I decided to try one of these lithophanes out, so I swapped the stock 0.4 nozzle for the 0.2 for the first time. I took the screws out, fiddled with the cables, popped the hotend out, and clicked the 0.2 hotend in. That was way easier than I thought it was going to be, I said to myself…
I didn’t put the screws back in, like a big dumb idiot.
Anyways, the build plate is obviously cooked, but I wonder how much damage could have potentially been done to any other parts of the printer? Like the motors or the Z screws or something?
I switched to the smooth plate that I have never used before and started up the 14-hour lithophane print again with the same 0.2 hotend (now with screws in) that had just been turning my textured plate as smooth as an egg. It seems to be printing fine… but for how long?
At worst case I’d say you might need a new .2 hotend.
Best case you just need to buy a new textured build plate.
I wouldn’t sweat it too much, especially since you say it looks like it’s printing fine.
*** pro tip: count your screws before you reassemble and after you reassemble
Looks like you’ve only managed to mess up that section of the build plate and maybe sacrifice the poor 0.2 nozzle in the process. Welcome to the exclusive club of people who damage their build plates by creative problem-solving!
By the way, lithophanes actually turn out just fine with a 0.4 nozzle too—I’ve made quite a few myself!
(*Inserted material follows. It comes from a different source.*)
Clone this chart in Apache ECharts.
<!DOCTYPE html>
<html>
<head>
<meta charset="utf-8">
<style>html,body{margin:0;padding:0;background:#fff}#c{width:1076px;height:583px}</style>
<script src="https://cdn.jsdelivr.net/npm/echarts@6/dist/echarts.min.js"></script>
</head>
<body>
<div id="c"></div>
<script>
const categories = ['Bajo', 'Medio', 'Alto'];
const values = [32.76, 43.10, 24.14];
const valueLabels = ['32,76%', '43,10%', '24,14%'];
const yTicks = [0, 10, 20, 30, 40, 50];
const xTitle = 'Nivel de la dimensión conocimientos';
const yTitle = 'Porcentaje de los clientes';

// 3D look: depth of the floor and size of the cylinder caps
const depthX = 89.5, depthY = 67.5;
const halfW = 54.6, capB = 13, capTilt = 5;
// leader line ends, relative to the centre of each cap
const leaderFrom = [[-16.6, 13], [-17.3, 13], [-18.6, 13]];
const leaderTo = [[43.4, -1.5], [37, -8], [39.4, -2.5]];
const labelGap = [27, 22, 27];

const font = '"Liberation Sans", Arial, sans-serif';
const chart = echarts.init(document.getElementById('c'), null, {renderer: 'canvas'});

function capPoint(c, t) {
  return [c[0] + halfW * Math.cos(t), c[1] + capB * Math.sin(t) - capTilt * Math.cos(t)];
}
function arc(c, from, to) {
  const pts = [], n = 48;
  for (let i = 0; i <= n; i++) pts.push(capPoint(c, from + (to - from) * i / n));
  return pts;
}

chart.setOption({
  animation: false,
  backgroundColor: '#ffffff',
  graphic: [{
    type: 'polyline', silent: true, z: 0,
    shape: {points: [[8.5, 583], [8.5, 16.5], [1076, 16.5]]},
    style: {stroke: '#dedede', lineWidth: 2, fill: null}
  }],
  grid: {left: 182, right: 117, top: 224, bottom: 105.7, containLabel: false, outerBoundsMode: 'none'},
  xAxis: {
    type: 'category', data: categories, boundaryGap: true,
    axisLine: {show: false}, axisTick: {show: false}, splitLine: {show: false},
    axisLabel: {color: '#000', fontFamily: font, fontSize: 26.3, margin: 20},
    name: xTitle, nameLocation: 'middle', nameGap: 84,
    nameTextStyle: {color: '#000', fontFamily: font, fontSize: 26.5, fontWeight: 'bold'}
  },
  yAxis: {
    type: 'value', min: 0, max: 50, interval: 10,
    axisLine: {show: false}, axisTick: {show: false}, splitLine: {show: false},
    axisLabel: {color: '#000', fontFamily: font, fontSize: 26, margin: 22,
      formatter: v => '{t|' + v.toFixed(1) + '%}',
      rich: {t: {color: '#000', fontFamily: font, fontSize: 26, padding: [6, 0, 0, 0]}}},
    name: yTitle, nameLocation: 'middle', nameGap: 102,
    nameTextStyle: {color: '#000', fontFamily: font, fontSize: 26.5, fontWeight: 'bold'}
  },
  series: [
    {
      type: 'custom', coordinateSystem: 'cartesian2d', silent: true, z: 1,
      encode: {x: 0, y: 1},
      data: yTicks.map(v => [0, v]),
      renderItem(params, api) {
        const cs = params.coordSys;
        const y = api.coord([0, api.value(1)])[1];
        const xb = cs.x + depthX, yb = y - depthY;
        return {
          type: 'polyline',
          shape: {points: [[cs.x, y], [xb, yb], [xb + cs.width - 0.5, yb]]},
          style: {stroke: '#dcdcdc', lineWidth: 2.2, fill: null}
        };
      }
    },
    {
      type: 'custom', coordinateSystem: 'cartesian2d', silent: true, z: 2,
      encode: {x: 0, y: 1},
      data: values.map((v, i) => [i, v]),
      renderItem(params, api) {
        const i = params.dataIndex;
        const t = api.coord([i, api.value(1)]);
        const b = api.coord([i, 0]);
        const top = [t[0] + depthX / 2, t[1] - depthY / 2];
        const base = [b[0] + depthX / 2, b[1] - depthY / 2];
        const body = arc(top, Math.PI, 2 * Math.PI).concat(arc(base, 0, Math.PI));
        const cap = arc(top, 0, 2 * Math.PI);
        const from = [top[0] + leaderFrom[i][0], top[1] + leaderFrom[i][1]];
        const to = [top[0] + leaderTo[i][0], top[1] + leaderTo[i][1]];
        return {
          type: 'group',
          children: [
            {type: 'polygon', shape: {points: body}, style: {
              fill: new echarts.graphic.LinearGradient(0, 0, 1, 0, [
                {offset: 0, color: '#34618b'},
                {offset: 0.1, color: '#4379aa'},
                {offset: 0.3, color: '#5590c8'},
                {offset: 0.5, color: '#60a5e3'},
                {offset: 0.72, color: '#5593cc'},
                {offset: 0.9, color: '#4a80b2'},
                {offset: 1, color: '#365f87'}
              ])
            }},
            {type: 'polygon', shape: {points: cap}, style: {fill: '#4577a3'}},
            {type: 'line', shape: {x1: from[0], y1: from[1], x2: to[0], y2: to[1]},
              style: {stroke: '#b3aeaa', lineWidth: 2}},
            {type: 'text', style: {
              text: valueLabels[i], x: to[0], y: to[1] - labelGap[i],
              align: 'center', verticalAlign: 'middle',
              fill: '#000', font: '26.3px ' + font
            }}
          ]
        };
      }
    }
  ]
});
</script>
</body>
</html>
Over my time as a 3D printer enthusiast, I’ve managed to damage around 10 build plates through a mix of experiments and, well, let’s just call it ‘adventurous decision-making.’
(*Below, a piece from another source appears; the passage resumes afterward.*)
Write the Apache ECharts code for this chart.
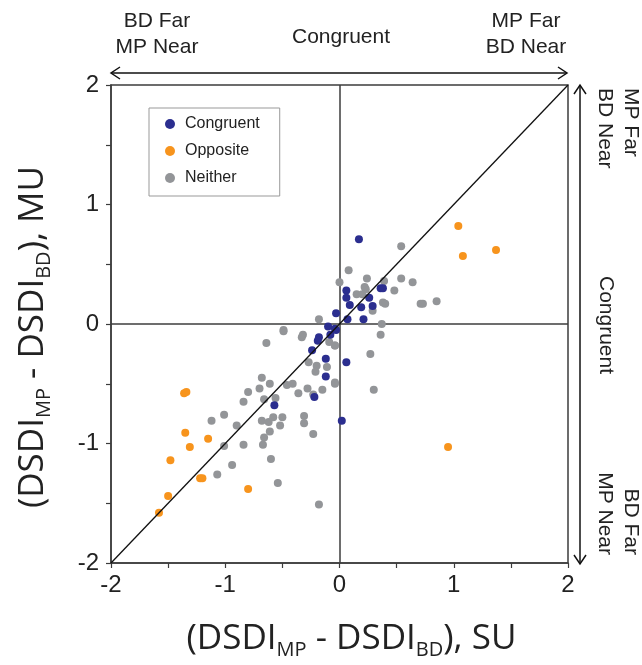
<!DOCTYPE html>
<html>
<head>
<meta charset="utf-8">
<script src="https://cdn.jsdelivr.net/npm/echarts@6/dist/echarts.min.js"></script>
<style>html,body{margin:0;padding:0;background:#fff}#c{width:642px;height:665px}</style>
</head>
<body>
<div id="c"></div>
<script>
const congruentX = [0.17,0.06,0.06,0.09,0.36,0.38,0.26,0.19,0.29,-0.03,0.07,0.21,-0.10,-0.03,-0.18,-0.19,-0.24,-0.12,0.06,-0.12,-0.57,-0.22,0.02,-0.08,-0.04];
const congruentY = [0.71,0.28,0.22,0.16,0.30,0.30,0.22,0.14,0.15,0.09,0.04,0.04,-0.02,-0.05,-0.11,-0.14,-0.22,-0.29,-0.32,-0.44,-0.68,-0.61,-0.81,-0.09,-0.04];
const oppositeX = [1.04,1.37,1.08,0.95,-1.36,-1.34,-1.35,-1.15,-1.31,-1.48,-1.22,-1.20,-0.80,-1.50,-1.58];
const oppositeY = [0.82,0.62,0.57,-1.03,-0.58,-0.57,-0.91,-0.96,-1.03,-1.14,-1.29,-1.29,-1.38,-1.44,-1.58];
const neitherX = [0.54,0.08,0.00,0.24,0.54,0.64,0.48,0.15,0.23,0.38,0.73,0.85,0.29,0.37,0.36,0.27,0.30,-0.18,-0.49,-0.32,-0.33,-0.64,-0.09,-0.04,-0.11,-0.27,-0.20,-0.21,-0.04,-0.15,-0.68,-0.61,-0.70,-0.80,-0.46,-0.41,-0.36,-0.28,-0.23,-0.66,-0.56,-0.84,-1.01,-1.12,-0.90,-0.68,-0.58,-0.50,-0.52,-0.61,-0.31,-0.31,-0.23,-0.66,-0.67,-1.01,-0.84,-0.60,-0.94,-1.07,-0.54,-0.18,-0.62,0.20,0.22,0.40,0.39,0.71,-0.49,-0.04,-0.04];
const neitherY = [0.65,0.45,0.35,0.38,0.38,0.35,0.28,0.25,0.29,0.18,0.17,0.19,0.11,0.00,-0.09,-0.25,-0.55,0.04,-0.06,-0.09,-0.11,-0.16,-0.15,-0.18,-0.36,-0.32,-0.35,-0.40,-0.50,-0.55,-0.45,-0.50,-0.54,-0.57,-0.51,-0.50,-0.58,-0.54,-0.59,-0.63,-0.62,-0.65,-0.76,-0.81,-0.85,-0.81,-0.78,-0.78,-0.85,-0.90,-0.77,-0.83,-0.92,-0.95,-1.01,-1.02,-1.01,-1.13,-1.18,-1.26,-1.33,-1.51,-0.82,0.25,0.31,0.17,0.36,0.17,-0.05,-0.18,-0.49];
const diagX = [-2, 2];
const diagY = [-2, 2];
const tickLabels = ['-2','-1','0','1','2'];
const seriesNames = ['Congruent','Opposite','Neither'];

const zip = (a, b) => a.map((v, i) => [v, b[i]]);
const axisFont = 'Liberation Sans, Arial, sans-serif';
const titleFont = 'Open Sans, Noto Sans, sans-serif';
const labelFmt = v => { const s = String(Math.round(v * 10) / 10); return tickLabels.includes(s) ? s : ''; };
const axisCommon = {
  type: 'value', min: -2, max: 2, interval: 0.5,
  axisLine: { show: true, onZero: false, lineStyle: { color: '#3c3c3c', width: 1.5 } },
  axisTick: { show: true, inside: false, length: 5, lineStyle: { color: '#3c3c3c', width: 1.2 } },
  splitLine: { show: false },
  axisLabel: { formatter: labelFmt, fontFamily: axisFont, fontSize: 24, color: '#222' }
};
const rich = {
  a: { fontFamily: titleFont, fontSize: 35, lineHeight: 42, color: '#222' },
  s: { fontFamily: titleFont, fontSize: 20, lineHeight: 16, verticalAlign: 'bottom', color: '#222' }
};

const chart = echarts.init(document.getElementById('c'), null, { renderer: 'canvas' });
chart.setOption({
  animation: false,
  backgroundColor: '#fff',
  grid: { left: 111, right: 74, top: 85, bottom: 100, show: true, borderColor: '#3c3c3c', borderWidth: 1.5, backgroundColor: 'transparent' },
  legend: {
    data: seriesNames, orient: 'vertical', left: 149, top: 108,
    icon: 'circle', itemWidth: 10, itemHeight: 10, itemGap: 11,
    padding: [8, 20, 10, 16],
    borderColor: '#999', borderWidth: 1, backgroundColor: '#fff',
    textStyle: { fontFamily: axisFont, fontSize: 16, lineHeight: 16, color: '#222', padding: [0, 0, 0, 5] }
  },
  xAxis: Object.assign({}, axisCommon, {
    axisLabel: Object.assign({}, axisCommon.axisLabel, { margin: 10 }),
    name: '{a|(DSDI}{s|MP}{a| - DSDI}{s|BD}{a|), SU}', nameLocation: 'middle', nameGap: 55,
    nameTextStyle: { rich: rich, padding: [0, 0, 0, 24] }
  }),
  yAxis: Object.assign({}, axisCommon, {
    axisLabel: Object.assign({}, axisCommon.axisLabel, { margin: 12 }),
    name: '{a|(DSDI}{s|MP}{a| - DSDI}{s|BD}{a|), MU}', nameLocation: 'middle', nameGap: 57,
    nameTextStyle: { rich: rich, padding: [0, 26, 0, 0] }
  }),
  series: [
    { name: 'Congruent', type: 'scatter', z: 3, symbolSize: 8, itemStyle: { color: '#2B2E8F', opacity: 1 }, data: zip(congruentX, congruentY) },
    { name: 'Opposite', type: 'scatter', z: 4, symbolSize: 8, itemStyle: { color: '#F7941D', opacity: 1 }, data: zip(oppositeX, oppositeY) },
    { name: 'Neither', type: 'scatter', z: 2, symbolSize: 8, itemStyle: { color: '#939598', opacity: 1 }, data: zip(neitherX, neitherY),
      markLine: { silent: true, symbol: 'none', label: { show: false }, lineStyle: { color: '#3c3c3c', width: 1.5, type: 'solid' }, z: 1,
        data: [{ xAxis: 0 }, { yAxis: 0 }] } },
    { name: 'diag', type: 'line', z: 5, symbol: 'none', lineStyle: { color: '#111', width: 1.3 }, data: zip(diagX, diagY) }
  ],
  graphic: [
    { type: 'line', shape: { x1: 111, y1: 73, x2: 567, y2: 73 }, style: { stroke: '#111', lineWidth: 1.5 } },
    { type: 'polyline', shape: { points: [[120, 67], [111, 73], [120, 79]] }, style: { stroke: '#111', lineWidth: 1.5, fill: null } },
    { type: 'polyline', shape: { points: [[558, 67], [567, 73], [558, 79]] }, style: { stroke: '#111', lineWidth: 1.5, fill: null } },
    { type: 'line', shape: { x1: 580, y1: 85, x2: 580, y2: 564 }, style: { stroke: '#111', lineWidth: 1.5 } },
    { type: 'polyline', shape: { points: [[574, 94], [580, 85], [586, 94]] }, style: { stroke: '#111', lineWidth: 1.5, fill: null } },
    { type: 'polyline', shape: { points: [[574, 555], [580, 564], [586, 555]] }, style: { stroke: '#111', lineWidth: 1.5, fill: null } },
    { type: 'text', x: 157, y: 34, style: { text: 'BD Far\nMP Near', fontFamily: axisFont, fontSize: 21, lineHeight: 26, align: 'center', verticalAlign: 'middle', fill: '#222' } },
    { type: 'text', x: 341, y: 37, style: { text: 'Congruent', fontFamily: axisFont, fontSize: 21, align: 'center', verticalAlign: 'middle', fill: '#222' } },
    { type: 'text', x: 526, y: 34, style: { text: 'MP Far\nBD Near', fontFamily: axisFont, fontSize: 21, lineHeight: 26, align: 'center', verticalAlign: 'middle', fill: '#222' } },
    { type: 'text', x: 618, y: 88, rotation: -Math.PI / 2, style: { text: 'MP Far\nBD Near', fontFamily: axisFont, fontSize: 21, lineHeight: 26, align: 'left', verticalAlign: 'middle', fill: '#222' } },
    { type: 'text', x: 606, y: 325, rotation: -Math.PI / 2, style: { text: 'Congruent', fontFamily: axisFont, fontSize: 21, align: 'center', verticalAlign: 'middle', fill: '#222' } },
    { type: 'text', x: 618, y: 555, rotation: -Math.PI / 2, style: { text: 'BD Far\nMP Near', fontFamily: axisFont, fontSize: 21, lineHeight: 26, align: 'right', verticalAlign: 'middle', fill: '#222' } }
  ]
});
</script>
</body>
</html>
If the nozzle is slightly bent, it can be removed and placed in a vise, and gently tapped until straight. Straighten it front-to-back and left-to-right. No need to buy a new nozzle. If you hit it too hard or bend it too far, it might break - then you need a new nozzle.
And unless the texture on your build plate is absolutely critical for surface finish, the plate can be used for printing just fine. Flip it over if you need a 100% perfect underside of the print, and use the scratched side when it’s not.
What happened is really not serious. Don’t ask how I know this works just fine…
Did the same with a 0.4, the part of the plate I wrecked was the flow calibration area at the front, I’d retired that side, but I suppose I could use it for prints where I’m going to disable flow calibration.
Pretty sure I won’t do that again, the noises it made were quite unpleasant :-/
If only the flow calibration area across the front is scratched or scored I doubt it will affect automatic pre-print calibration or printing. I’ve seen a score groove right through the front (from rear to front and off the front of the plate) and it made absolutely no difference to calibration and the quality of prints whatsoever - prints were still perfect. Just rub the burr off and try printing.
Honestly, those plates are cheap enough that I would make sure to have at least 2 or 3 to switch between washing all of them… Textured PEI are definitely my favorite. The supertac cool plates are okay, but almost too sticky, but nice to have one.